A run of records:
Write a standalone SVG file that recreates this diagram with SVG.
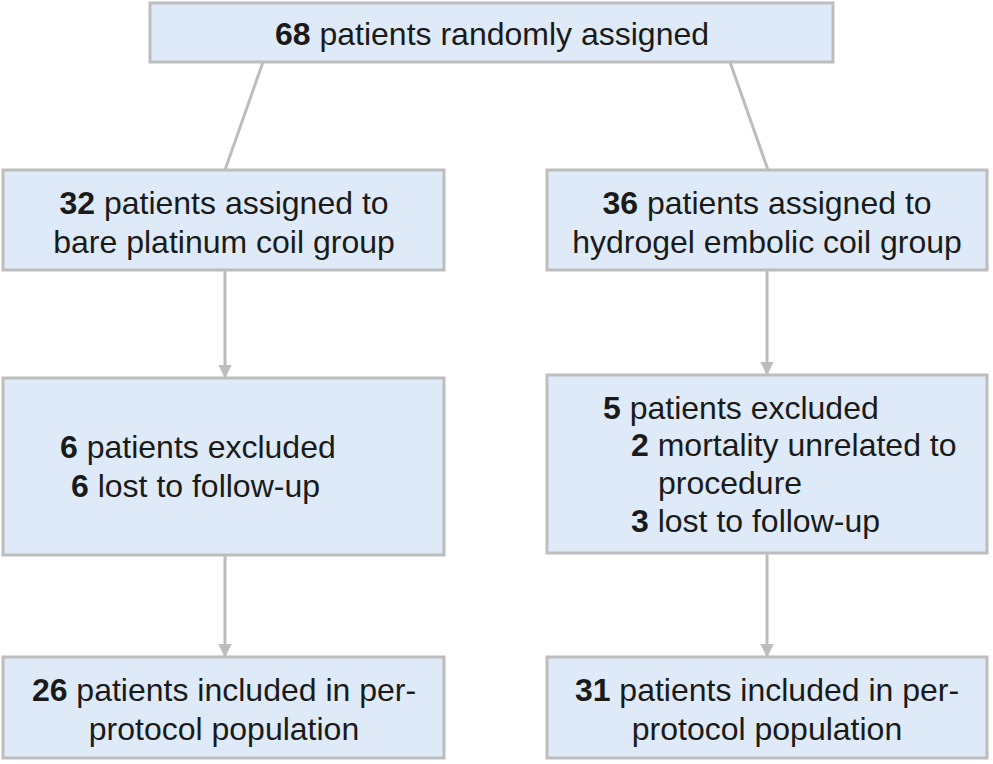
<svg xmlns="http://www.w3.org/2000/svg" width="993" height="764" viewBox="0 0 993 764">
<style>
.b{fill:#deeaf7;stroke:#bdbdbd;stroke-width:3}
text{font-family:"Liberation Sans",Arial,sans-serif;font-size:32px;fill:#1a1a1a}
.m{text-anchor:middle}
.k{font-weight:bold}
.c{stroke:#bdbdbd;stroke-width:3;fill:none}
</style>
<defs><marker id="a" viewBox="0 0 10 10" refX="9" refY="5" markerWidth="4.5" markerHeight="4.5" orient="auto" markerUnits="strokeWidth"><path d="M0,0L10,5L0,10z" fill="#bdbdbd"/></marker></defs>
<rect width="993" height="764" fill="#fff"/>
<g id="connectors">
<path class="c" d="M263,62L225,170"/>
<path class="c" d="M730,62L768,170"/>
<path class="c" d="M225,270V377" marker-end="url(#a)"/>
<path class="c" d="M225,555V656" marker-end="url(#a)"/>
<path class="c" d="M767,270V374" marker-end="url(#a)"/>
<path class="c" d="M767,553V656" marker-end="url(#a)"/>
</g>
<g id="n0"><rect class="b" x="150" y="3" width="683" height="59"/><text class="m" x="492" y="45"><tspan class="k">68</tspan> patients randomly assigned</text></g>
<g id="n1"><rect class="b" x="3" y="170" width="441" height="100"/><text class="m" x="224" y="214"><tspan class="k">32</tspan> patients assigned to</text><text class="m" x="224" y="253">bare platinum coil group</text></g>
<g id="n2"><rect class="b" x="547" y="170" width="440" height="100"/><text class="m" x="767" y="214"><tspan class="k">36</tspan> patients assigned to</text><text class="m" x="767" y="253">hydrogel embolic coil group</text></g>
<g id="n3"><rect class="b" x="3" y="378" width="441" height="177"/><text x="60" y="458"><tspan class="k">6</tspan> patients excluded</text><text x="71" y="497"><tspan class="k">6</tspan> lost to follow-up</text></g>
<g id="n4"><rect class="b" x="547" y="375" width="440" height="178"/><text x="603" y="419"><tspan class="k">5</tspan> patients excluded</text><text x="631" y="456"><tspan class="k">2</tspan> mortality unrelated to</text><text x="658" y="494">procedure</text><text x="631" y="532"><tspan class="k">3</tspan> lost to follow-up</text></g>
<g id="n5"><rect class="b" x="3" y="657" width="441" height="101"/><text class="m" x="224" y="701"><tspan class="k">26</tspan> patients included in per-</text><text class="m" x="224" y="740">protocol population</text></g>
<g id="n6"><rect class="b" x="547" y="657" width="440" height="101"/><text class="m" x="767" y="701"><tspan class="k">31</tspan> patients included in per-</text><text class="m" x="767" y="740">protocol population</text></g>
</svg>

==

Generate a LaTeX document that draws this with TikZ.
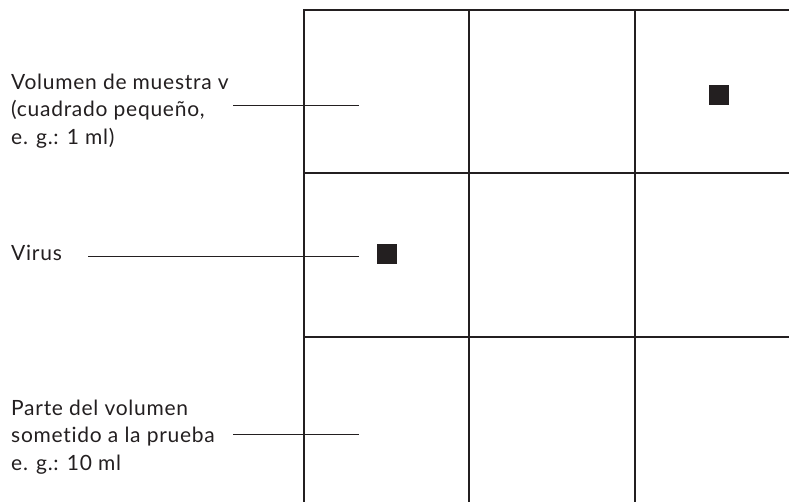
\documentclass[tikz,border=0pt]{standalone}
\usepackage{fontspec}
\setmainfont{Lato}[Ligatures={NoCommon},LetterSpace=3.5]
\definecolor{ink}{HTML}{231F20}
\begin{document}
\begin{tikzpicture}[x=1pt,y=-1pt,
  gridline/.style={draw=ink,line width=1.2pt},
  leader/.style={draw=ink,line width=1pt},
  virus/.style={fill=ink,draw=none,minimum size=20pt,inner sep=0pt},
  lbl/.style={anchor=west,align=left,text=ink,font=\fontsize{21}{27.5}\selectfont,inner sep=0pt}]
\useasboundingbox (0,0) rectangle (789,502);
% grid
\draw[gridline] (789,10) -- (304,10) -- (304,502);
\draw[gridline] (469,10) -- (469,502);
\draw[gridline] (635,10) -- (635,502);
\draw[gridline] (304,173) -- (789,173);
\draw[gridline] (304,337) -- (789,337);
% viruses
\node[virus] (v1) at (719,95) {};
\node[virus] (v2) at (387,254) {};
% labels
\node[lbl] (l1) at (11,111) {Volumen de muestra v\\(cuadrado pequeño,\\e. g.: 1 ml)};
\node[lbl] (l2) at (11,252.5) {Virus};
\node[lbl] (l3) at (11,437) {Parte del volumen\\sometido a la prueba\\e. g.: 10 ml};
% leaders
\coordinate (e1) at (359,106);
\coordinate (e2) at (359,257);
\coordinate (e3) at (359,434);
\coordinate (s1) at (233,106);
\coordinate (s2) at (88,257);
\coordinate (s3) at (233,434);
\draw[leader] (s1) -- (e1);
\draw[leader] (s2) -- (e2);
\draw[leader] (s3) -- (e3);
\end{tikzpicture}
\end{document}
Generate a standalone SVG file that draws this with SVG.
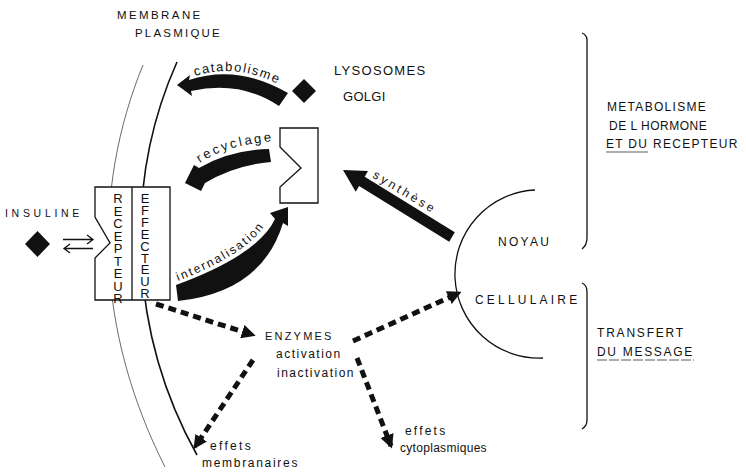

==

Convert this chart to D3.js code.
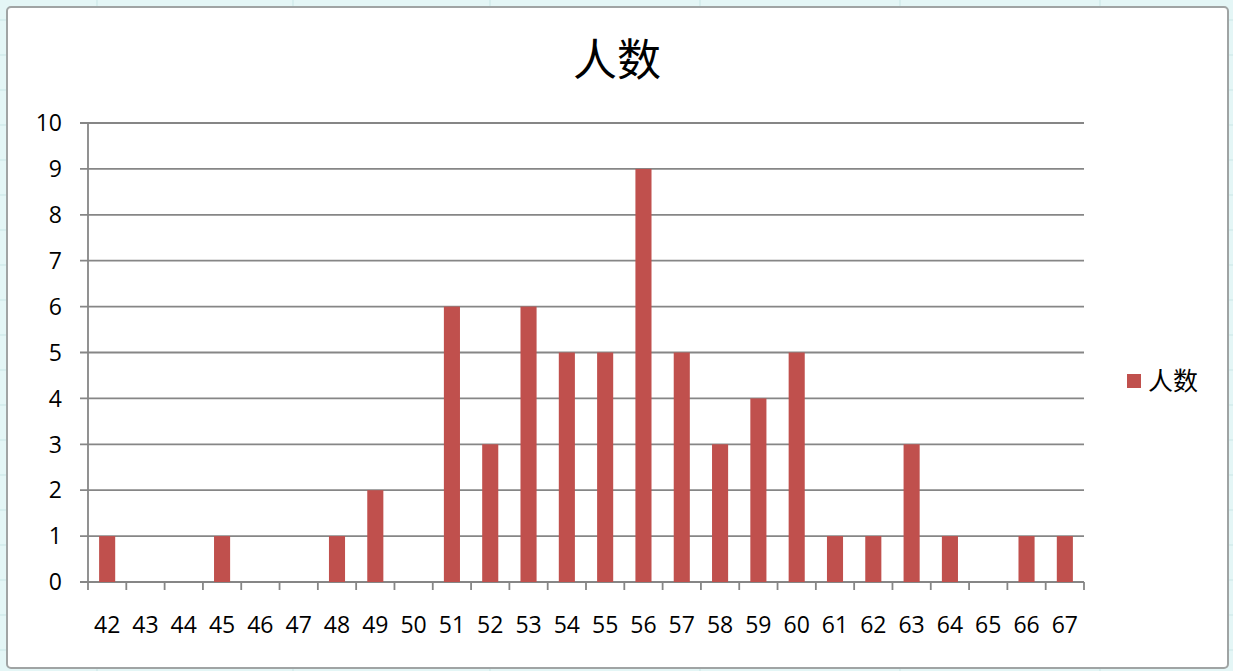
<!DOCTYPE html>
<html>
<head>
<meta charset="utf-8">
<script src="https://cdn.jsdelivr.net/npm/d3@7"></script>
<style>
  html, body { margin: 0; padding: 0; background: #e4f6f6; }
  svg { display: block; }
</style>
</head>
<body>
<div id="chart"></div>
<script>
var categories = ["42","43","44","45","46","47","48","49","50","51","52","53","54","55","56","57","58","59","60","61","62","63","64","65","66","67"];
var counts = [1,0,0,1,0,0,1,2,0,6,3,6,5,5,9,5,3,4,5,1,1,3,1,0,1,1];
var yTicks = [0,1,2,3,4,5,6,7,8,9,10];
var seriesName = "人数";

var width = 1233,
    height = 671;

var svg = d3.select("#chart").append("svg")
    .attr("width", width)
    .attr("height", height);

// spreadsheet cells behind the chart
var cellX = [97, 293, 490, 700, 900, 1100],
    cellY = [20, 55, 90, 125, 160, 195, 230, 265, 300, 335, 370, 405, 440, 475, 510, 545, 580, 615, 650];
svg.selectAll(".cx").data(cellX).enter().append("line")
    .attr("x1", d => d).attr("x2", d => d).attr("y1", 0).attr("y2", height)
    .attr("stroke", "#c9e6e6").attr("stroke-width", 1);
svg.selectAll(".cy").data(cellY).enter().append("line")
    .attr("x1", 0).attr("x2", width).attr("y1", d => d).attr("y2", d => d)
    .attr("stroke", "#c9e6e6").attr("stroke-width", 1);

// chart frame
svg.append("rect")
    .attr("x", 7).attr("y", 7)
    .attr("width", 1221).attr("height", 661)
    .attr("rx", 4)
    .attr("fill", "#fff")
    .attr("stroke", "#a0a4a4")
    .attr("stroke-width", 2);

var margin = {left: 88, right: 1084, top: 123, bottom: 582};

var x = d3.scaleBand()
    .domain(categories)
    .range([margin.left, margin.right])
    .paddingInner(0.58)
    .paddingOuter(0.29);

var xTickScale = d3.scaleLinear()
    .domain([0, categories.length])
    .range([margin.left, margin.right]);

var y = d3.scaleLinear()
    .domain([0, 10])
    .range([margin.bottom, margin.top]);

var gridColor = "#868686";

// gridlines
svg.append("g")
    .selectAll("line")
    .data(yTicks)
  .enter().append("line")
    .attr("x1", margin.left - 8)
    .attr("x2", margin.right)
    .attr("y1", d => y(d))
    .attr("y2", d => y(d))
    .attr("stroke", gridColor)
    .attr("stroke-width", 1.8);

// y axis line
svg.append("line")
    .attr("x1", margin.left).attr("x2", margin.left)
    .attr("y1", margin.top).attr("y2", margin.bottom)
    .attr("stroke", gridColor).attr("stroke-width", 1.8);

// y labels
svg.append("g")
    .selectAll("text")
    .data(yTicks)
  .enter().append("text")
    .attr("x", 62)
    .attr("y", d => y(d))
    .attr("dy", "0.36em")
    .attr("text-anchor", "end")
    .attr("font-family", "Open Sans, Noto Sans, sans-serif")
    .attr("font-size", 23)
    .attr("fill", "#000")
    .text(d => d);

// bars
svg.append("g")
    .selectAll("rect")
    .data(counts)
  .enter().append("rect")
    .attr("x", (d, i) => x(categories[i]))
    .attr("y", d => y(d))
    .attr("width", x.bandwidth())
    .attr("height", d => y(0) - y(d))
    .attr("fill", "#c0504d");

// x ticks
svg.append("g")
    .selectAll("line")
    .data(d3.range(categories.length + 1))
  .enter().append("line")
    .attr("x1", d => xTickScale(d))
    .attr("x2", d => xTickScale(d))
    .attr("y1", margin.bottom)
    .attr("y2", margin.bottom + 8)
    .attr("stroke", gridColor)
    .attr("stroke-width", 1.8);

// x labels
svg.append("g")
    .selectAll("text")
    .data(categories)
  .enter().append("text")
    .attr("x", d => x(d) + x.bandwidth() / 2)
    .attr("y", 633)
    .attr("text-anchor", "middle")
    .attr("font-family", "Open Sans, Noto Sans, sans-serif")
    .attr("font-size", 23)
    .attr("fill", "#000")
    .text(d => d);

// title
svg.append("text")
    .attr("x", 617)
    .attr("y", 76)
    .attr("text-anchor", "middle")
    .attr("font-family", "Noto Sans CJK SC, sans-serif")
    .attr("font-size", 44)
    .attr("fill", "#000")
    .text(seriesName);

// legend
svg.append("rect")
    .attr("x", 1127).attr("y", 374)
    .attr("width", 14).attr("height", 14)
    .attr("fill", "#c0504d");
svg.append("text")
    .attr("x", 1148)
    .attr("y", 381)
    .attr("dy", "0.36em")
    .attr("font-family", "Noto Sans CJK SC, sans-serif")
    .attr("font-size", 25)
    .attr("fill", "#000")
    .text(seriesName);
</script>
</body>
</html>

■ **Your objective**
Looking at the records above, work out how many lines include the word "chart", then give that number by itself.

■ **Finished task**
5